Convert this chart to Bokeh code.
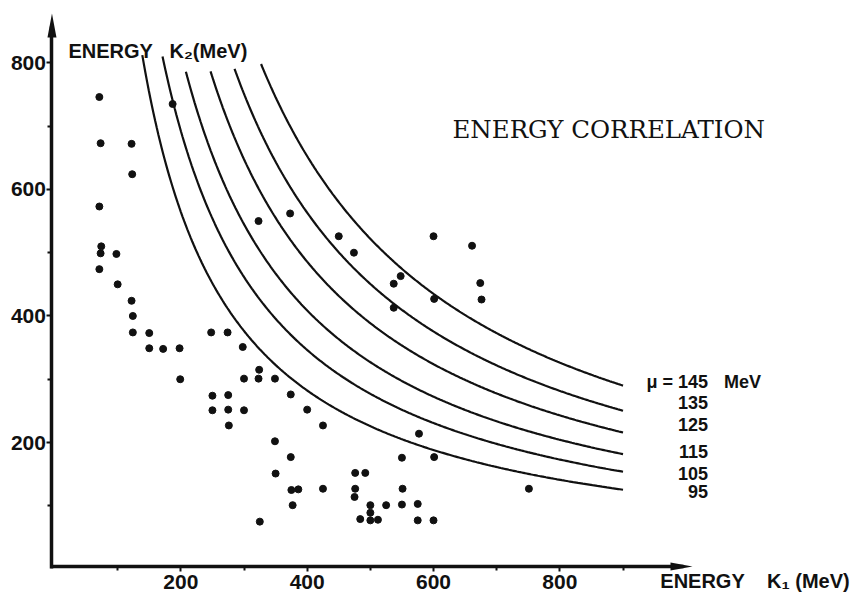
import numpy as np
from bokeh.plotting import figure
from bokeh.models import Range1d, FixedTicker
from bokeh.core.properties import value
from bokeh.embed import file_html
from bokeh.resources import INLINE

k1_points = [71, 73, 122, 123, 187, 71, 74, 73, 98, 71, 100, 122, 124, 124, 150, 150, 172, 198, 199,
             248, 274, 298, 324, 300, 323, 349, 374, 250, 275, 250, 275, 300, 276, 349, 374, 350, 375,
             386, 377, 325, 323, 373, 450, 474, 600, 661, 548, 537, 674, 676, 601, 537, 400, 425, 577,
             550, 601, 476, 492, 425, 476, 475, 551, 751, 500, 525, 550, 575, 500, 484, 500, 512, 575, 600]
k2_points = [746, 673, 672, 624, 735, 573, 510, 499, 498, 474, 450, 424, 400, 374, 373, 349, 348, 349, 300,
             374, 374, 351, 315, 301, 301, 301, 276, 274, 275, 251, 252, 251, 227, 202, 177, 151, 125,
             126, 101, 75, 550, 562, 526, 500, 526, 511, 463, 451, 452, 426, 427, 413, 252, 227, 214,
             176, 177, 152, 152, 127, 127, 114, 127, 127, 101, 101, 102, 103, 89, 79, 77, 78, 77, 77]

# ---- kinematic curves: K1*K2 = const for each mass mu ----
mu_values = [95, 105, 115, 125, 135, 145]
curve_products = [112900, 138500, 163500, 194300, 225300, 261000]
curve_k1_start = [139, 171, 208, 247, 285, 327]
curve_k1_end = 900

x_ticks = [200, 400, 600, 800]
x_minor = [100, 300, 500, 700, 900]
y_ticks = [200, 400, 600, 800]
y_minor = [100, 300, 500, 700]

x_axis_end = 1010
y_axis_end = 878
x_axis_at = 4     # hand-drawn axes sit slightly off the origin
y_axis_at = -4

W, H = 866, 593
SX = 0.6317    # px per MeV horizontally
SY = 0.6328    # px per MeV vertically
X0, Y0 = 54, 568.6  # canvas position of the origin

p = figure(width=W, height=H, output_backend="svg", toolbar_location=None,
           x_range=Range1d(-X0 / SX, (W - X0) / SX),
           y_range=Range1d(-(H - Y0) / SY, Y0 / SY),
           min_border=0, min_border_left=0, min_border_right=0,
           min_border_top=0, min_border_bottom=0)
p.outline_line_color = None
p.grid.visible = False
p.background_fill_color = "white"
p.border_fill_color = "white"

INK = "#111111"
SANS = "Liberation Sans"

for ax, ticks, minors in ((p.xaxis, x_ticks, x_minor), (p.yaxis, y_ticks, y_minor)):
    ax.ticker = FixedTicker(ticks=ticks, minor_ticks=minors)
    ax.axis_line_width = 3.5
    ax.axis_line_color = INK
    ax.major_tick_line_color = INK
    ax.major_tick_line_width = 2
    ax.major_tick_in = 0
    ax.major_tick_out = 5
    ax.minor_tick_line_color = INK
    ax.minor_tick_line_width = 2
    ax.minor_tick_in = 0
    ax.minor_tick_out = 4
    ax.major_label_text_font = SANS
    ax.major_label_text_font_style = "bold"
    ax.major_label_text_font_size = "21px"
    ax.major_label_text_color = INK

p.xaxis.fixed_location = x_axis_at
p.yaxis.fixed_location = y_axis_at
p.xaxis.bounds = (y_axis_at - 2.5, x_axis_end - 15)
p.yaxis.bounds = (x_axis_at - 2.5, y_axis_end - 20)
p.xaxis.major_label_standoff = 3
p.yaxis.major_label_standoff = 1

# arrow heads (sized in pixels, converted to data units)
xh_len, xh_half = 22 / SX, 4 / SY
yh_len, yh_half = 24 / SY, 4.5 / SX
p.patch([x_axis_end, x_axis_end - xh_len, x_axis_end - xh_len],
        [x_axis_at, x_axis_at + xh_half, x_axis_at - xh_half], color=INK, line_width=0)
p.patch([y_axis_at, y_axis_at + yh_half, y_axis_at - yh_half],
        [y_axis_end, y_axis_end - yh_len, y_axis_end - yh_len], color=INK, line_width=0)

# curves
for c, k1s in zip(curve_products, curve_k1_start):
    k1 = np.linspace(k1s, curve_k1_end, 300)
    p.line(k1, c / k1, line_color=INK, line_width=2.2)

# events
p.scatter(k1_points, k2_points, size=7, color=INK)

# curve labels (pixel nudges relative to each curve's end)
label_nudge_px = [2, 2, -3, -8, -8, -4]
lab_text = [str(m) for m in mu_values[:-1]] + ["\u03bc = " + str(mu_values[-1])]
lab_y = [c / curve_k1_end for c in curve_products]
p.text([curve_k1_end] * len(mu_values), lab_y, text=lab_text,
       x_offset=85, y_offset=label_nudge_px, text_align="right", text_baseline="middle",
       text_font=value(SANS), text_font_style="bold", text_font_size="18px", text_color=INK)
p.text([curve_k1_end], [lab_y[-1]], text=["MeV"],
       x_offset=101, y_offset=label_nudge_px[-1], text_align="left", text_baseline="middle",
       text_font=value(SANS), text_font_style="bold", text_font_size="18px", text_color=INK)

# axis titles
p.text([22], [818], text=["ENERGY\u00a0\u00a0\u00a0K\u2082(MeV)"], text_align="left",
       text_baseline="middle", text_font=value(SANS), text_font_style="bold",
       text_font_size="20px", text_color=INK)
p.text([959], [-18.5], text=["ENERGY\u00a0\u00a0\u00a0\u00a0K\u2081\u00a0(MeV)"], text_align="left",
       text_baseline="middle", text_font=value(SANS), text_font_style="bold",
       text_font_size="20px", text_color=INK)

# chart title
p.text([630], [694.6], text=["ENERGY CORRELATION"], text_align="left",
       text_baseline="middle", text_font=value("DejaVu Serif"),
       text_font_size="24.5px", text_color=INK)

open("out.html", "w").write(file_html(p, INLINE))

────

TO DO: Retype the listing exactly. Pictures do not belong in the copy.

RESULT BELOW:
Convert this chart to Bokeh code.
import numpy as np
from bokeh.plotting import figure
from bokeh.models import Range1d, FixedTicker
from bokeh.core.properties import value
from bokeh.embed import file_html
from bokeh.resources import INLINE

k1_points = [71, 73, 122, 123, 187, 71, 74, 73, 98, 71, 100, 122, 124, 124, 150, 150, 172, 198, 199,
             248, 274, 298, 324, 300, 323, 349, 374, 250, 275, 250, 275, 300, 276, 349, 374, 350, 375,
             386, 377, 325, 323, 373, 450, 474, 600, 661, 548, 537, 674, 676, 601, 537, 400, 425, 577,
             550, 601, 476, 492, 425, 476, 475, 551, 751, 500, 525, 550, 575, 500, 484, 500, 512, 575, 600]
k2_points = [746, 673, 672, 624, 735, 573, 510, 499, 498, 474, 450, 424, 400, 374, 373, 349, 348, 349, 300,
             374, 374, 351, 315, 301, 301, 301, 276, 274, 275, 251, 252, 251, 227, 202, 177, 151, 125,
             126, 101, 75, 550, 562, 526, 500, 526, 511, 463, 451, 452, 426, 427, 413, 252, 227, 214,
             176, 177, 152, 152, 127, 127, 114, 127, 127, 101, 101, 102, 103, 89, 79, 77, 78, 77, 77]

# ---- kinematic curves: K1*K2 = const for each mass mu ----
mu_values = [95, 105, 115, 125, 135, 145]
curve_products = [112900, 138500, 163500, 194300, 225300, 261000]
curve_k1_start = [139, 171, 208, 247, 285, 327]
curve_k1_end = 900

x_ticks = [200, 400, 600, 800]
x_minor = [100, 300, 500, 700, 900]
y_ticks = [200, 400, 600, 800]
y_minor = [100, 300, 500, 700]

x_axis_end = 1010
y_axis_end = 878
x_axis_at = 4     # hand-drawn axes sit slightly off the origin
y_axis_at = -4

W, H = 866, 593
SX = 0.6317    # px per MeV horizontally
SY = 0.6328    # px per MeV vertically
X0, Y0 = 54, 568.6  # canvas position of the origin

p = figure(width=W, height=H, output_backend="svg", toolbar_location=None,
           x_range=Range1d(-X0 / SX, (W - X0) / SX),
           y_range=Range1d(-(H - Y0) / SY, Y0 / SY),
           min_border=0, min_border_left=0, min_border_right=0,
           min_border_top=0, min_border_bottom=0)
p.outline_line_color = None
p.grid.visible = False
p.background_fill_color = "white"
p.border_fill_color = "white"

INK = "#111111"
SANS = "Liberation Sans"

for ax, ticks, minors in ((p.xaxis, x_ticks, x_minor), (p.yaxis, y_ticks, y_minor)):
    ax.ticker = FixedTicker(ticks=ticks, minor_ticks=minors)
    ax.axis_line_width = 3.5
    ax.axis_line_color = INK
    ax.major_tick_line_color = INK
    ax.major_tick_line_width = 2
    ax.major_tick_in = 0
    ax.major_tick_out = 5
    ax.minor_tick_line_color = INK
    ax.minor_tick_line_width = 2
    ax.minor_tick_in = 0
    ax.minor_tick_out = 4
    ax.major_label_text_font = SANS
    ax.major_label_text_font_style = "bold"
    ax.major_label_text_font_size = "21px"
    ax.major_label_text_color = INK

p.xaxis.fixed_location = x_axis_at
p.yaxis.fixed_location = y_axis_at
p.xaxis.bounds = (y_axis_at - 2.5, x_axis_end - 15)
p.yaxis.bounds = (x_axis_at - 2.5, y_axis_end - 20)
p.xaxis.major_label_standoff = 3
p.yaxis.major_label_standoff = 1

# arrow heads (sized in pixels, converted to data units)
xh_len, xh_half = 22 / SX, 4 / SY
yh_len, yh_half = 24 / SY, 4.5 / SX
p.patch([x_axis_end, x_axis_end - xh_len, x_axis_end - xh_len],
        [x_axis_at, x_axis_at + xh_half, x_axis_at - xh_half], color=INK, line_width=0)
p.patch([y_axis_at, y_axis_at + yh_half, y_axis_at - yh_half],
        [y_axis_end, y_axis_end - yh_len, y_axis_end - yh_len], color=INK, line_width=0)

# curves
for c, k1s in zip(curve_products, curve_k1_start):
    k1 = np.linspace(k1s, curve_k1_end, 300)
    p.line(k1, c / k1, line_color=INK, line_width=2.2)

# events
p.scatter(k1_points, k2_points, size=7, color=INK)

# curve labels (pixel nudges relative to each curve's end)
label_nudge_px = [2, 2, -3, -8, -8, -4]
lab_text = [str(m) for m in mu_values[:-1]] + ["\u03bc = " + str(mu_values[-1])]
lab_y = [c / curve_k1_end for c in curve_products]
p.text([curve_k1_end] * len(mu_values), lab_y, text=lab_text,
       x_offset=85, y_offset=label_nudge_px, text_align="right", text_baseline="middle",
       text_font=value(SANS), text_font_style="bold", text_font_size="18px", text_color=INK)
p.text([curve_k1_end], [lab_y[-1]], text=["MeV"],
       x_offset=101, y_offset=label_nudge_px[-1], text_align="left", text_baseline="middle",
       text_font=value(SANS), text_font_style="bold", text_font_size="18px", text_color=INK)

# axis titles
p.text([22], [818], text=["ENERGY\u00a0\u00a0\u00a0K\u2082(MeV)"], text_align="left",
       text_baseline="middle", text_font=value(SANS), text_font_style="bold",
       text_font_size="20px", text_color=INK)
p.text([959], [-18.5], text=["ENERGY\u00a0\u00a0\u00a0\u00a0K\u2081\u00a0(MeV)"], text_align="left",
       text_baseline="middle", text_font=value(SANS), text_font_style="bold",
       text_font_size="20px", text_color=INK)

# chart title
p.text([630], [694.6], text=["ENERGY CORRELATION"], text_align="left",
       text_baseline="middle", text_font=value("DejaVu Serif"),
       text_font_size="24.5px", text_color=INK)

open("out.html", "w").write(file_html(p, INLINE))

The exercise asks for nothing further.